Akşamüstü kızlarla Yasemin'de toplandık. Ne zamandır Umut Ege'yi görmüyorlardı. Marifetlerimizi sıraladık teyzelere. Yerde battaniye üzerinde kendi kendine epeyce oyalandı. Evde de bu düzeneği kurmanın zamanıdır artık. Öznur davetiyelerini verdi, düğün resimlerinde ufak bebek görüntülerinden birini vermek için sabırsızlanıyoruz.

Efendim bozkır'a renk katanları bitirerek diğer konu başlıklarımıza geçelim.

Kabızlık problemimiz devam ediyor, doktorumuz en az 150 cc su içecek, muhtemelen sütünüz çok yoğun sorunu giderecek yeterli su alamıyor (daha önce daha sık emzeirin demişti) dedi. Su tek başına çekici gelmezse (ki gelmiyor), pekmezle karıştırıp deneyin diye ekledi. Bu uygulamayla 120 cc'ye ılaştık. Umut Ege her hangi bir sıkıntı göstermediği için beklemedeyiz.

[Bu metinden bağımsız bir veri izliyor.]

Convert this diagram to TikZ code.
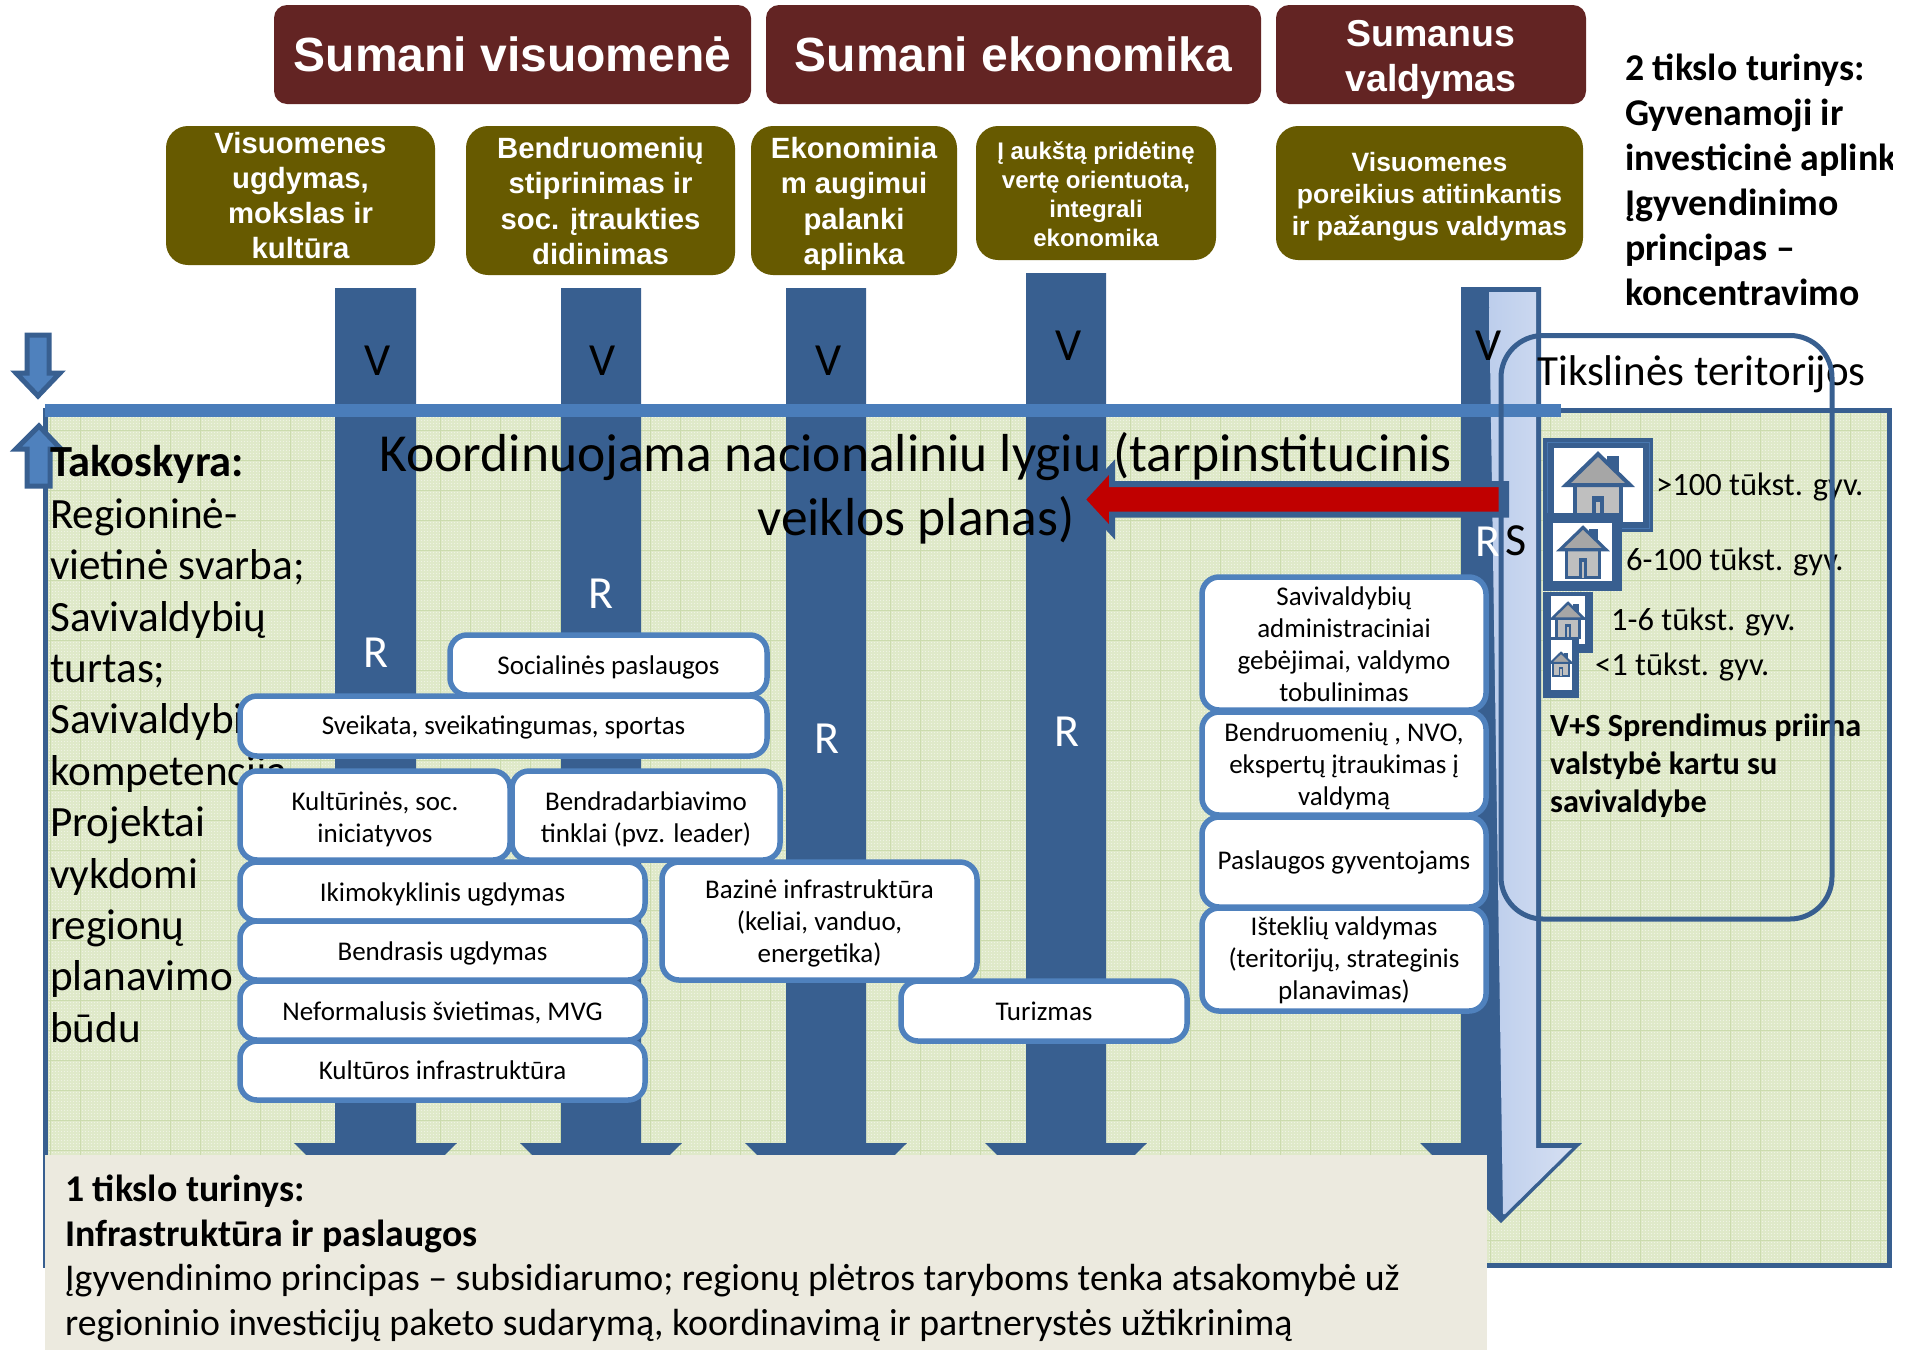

Aldığım yeni bir önlük var, önü çepli ve muşamba, sil kullan yıka kullan, çok pratik tavsiye ederim. Yoğurt öğünleri için evde yoğurt mayalama çalışmalarına başladım, ilk deneme başarılı. Acemi şansı da olabilir;) Yarın pazardan sebze püresi için alışveriş yapmamız lazım. Ne arada geçiverdi bu ilk hafta.